Again, I thought I had tried this previously and failed. But it seems to be working now.
select * from species_records s inner join ( select min(objectid) as objectid, min(t_unique_id) as t_unique_id, t_species, max(t_date) as t_date from (select * from species_records inner join (select t_species, max(t_date) as t_date from species_records group by t_species) l on species_records.t_species = l.t_species and species_records.t_date = l.t_date ) group by t_species ) l on s.t_unique_id = l.t_unique_id
Some of the fields have asterisks (*) beside the field names, indicating the field has an index.
I don't think I added those indexes intentionally. But maybe it happened when using a GP tool. I don't know if that helps these views work better or not. But it's something to keep in mind.
An observation:
Sometimes, SQL table aliases behave strangely in FGDB views. For example, SPECIES_RECORDS S and S.* . Field headers in the attribute table will occasionally show a S. prefix. Other times it won't show a prefix. Sometimes joined SQL fields with duplicate field names will show up in the attribute table, other times not. I don't know what the reasoning is behind that, but it tells me aliases and field names are buggy. If I'm having trouble creating a FGDB database view, then I'll fiddle with the aliases in the SQL. I'll change SELECT S.* to just SELECT * . Or something like that.
Maybe it helps, maybe it doesn't.
Related:
BUG-000164420: Database View created in file geodatabase with Join definition does not create the required duplicate fields
One thing that has helped me when writing FGDB SQL is to do a parallel test in a different geodatabase type where I can use a SQL client, such as DBeaver for mobile GDBs or SQL Developer for Oracle EGDBs. I put exactly the same data in a mobile GDB, mock up the SQL in DBeaver, then try to get something similar working in FGDB SQL.
It really helps me to write SQL in a SQL client that has proper error messages; it lets me make sure my syntax is correct in a normal environment first.

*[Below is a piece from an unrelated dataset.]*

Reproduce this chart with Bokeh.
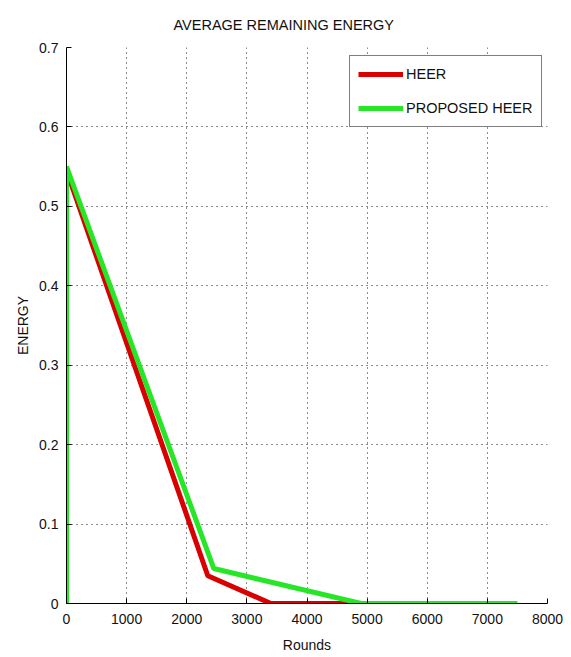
from bokeh.plotting import figure
from bokeh.models import FixedTicker, Range1d, Legend, LegendItem
from bokeh.embed import file_html
from bokeh.resources import INLINE

# ---- data ----
title_text = "AVERAGE REMAINING ENERGY"
x_label = "Rounds"
y_label = "ENERGY"

heer_rounds = [0, 2350, 3400, 4700]
heer_energy = [0.545, 0.035, 0.0, 0.0]

prop_rounds = [0, 0, 2450, 4900, 7500]
prop_energy = [0.0, 0.55, 0.044, 0.0, 0.0]

series_names = ["HEER", "PROPOSED HEER"]

x_ticks = [0, 1000, 2000, 3000, 4000, 5000, 6000, 7000, 8000]
y_ticks = [0, 0.1, 0.2, 0.3, 0.4, 0.5, 0.6, 0.7]
y_tick_labels = ["0", "0.1", "0.2", "0.3", "0.4", "0.5", "0.6", "0.7"]

FONT = "Liberation Sans, Arial, sans-serif"

p = figure(frame_width=481, frame_height=556,
           min_border_left=66, min_border_right=16,
           min_border_top=47, min_border_bottom=53,
           x_range=Range1d(x_ticks[0], x_ticks[-1]),
           y_range=Range1d(y_ticks[0], y_ticks[-1]),
           output_backend="svg", toolbar_location=None,
           title=title_text)

p.title.text_font = FONT
p.title.text_font_size = "14.5px"
p.title.text_font_style = "normal"
p.title.align = "left"
p.title.offset = 107
p.title.standoff = 29
p.title.text_color = "#111111"

p.outline_line_color = None
p.background_fill_color = "white"
p.border_fill_color = "white"

for ax in (p.xaxis[0], p.yaxis[0]):
    ax.axis_line_color = "black"
    ax.major_tick_line_color = "black"
    ax.major_tick_in = 5
    ax.major_tick_out = 0
    ax.minor_tick_line_color = None
    ax.major_label_text_font = FONT
    ax.major_label_text_font_size = "14px"
    ax.major_label_text_color = "#111111"
    ax.axis_label_text_font = FONT
    ax.axis_label_text_font_size = "14px"
    ax.axis_label_text_font_style = "normal"
    ax.axis_label_text_color = "#111111"

p.xaxis.major_label_standoff = 10
p.xaxis.axis_label_standoff = 10
p.yaxis.major_label_standoff = 8
p.yaxis.axis_label_standoff = 5

p.xaxis.ticker = FixedTicker(ticks=x_ticks)
p.yaxis.ticker = FixedTicker(ticks=y_ticks)
p.yaxis.major_label_overrides = dict(zip(y_ticks, y_tick_labels))
p.xaxis.axis_label = x_label
p.yaxis.axis_label = y_label

for g in (p.xgrid[0], p.ygrid[0]):
    g.grid_line_color = "black"
    g.grid_line_dash = "1 4"
    g.grid_line_alpha = 0.9
    g.grid_line_width = 1

r_heer = p.line(heer_rounds, heer_energy, line_color="#d80000", line_width=5)
r_prop = p.line(prop_rounds, prop_energy, line_color="#27e627", line_width=5)

legend = Legend(items=[LegendItem(label=series_names[0], renderers=[r_heer]),
                       LegendItem(label=series_names[1], renderers=[r_prop])],
                location=(283, 476))
legend.label_text_font = FONT
legend.label_text_font_size = "14.5px"
legend.label_text_color = "#111111"
legend.glyph_width = 45
legend.glyph_height = 20
legend.label_height = 20
legend.label_standoff = 3
legend.spacing = 14
legend.padding = 8
legend.margin = 0
legend.border_line_color = "black"
legend.border_line_width = 1
legend.background_fill_color = "white"
legend.background_fill_alpha = 1
p.add_layout(legend, "center")

open("out.html", "w").write(file_html(p, INLINE))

FGDB SQL is challenging enough as it is; typos on my part make it so much worse, so I want to fix them ahead of time before dealing with FGDB SQL.
Great thank for this. The first SQL works perfectly, but as you say doesn't get rid of multiple species on same date record. In the second where does the t_unique_field come from? As its not in your original table.
I manually added the T_UNIQUE_ID field to the table after-the-fact. I think I just populated it using the field calculator by taking the OBJECTID and adding 99 (so that the first ID starts at 100). But you could use anything, including just copying the OBJECTID.
I honestly don't remember why I added the T_UNIQUE_ID field in the first place.
But, to my surprise, it seems to be necessary in order for the query to work in file geodatabases. If I were to replace the references to T_UNIQUE_ID in the query with OBJECTID, then the query would produce incorrect results. I'm not sure why that's happening since OBJECTID has unique values, similar to T_UNIQUE_ID. Both fields ought to be able to serve the same purpose in this scenario. To prove that point, using OBJECTID works fine in a mobile or enterprise (Oracle) geodatabase. It's just the file geodatabase that's returning the wrong rows.
So, I guess you'd need to use a unique ID column other than OBJECTID to make the query work. Having a unique ID column in a table other than OBJECTID is a good data management practice anyway, so maybe it's worth it.
The moral of the story here for me is that file geodatabase SQL is problematic. Use with caution.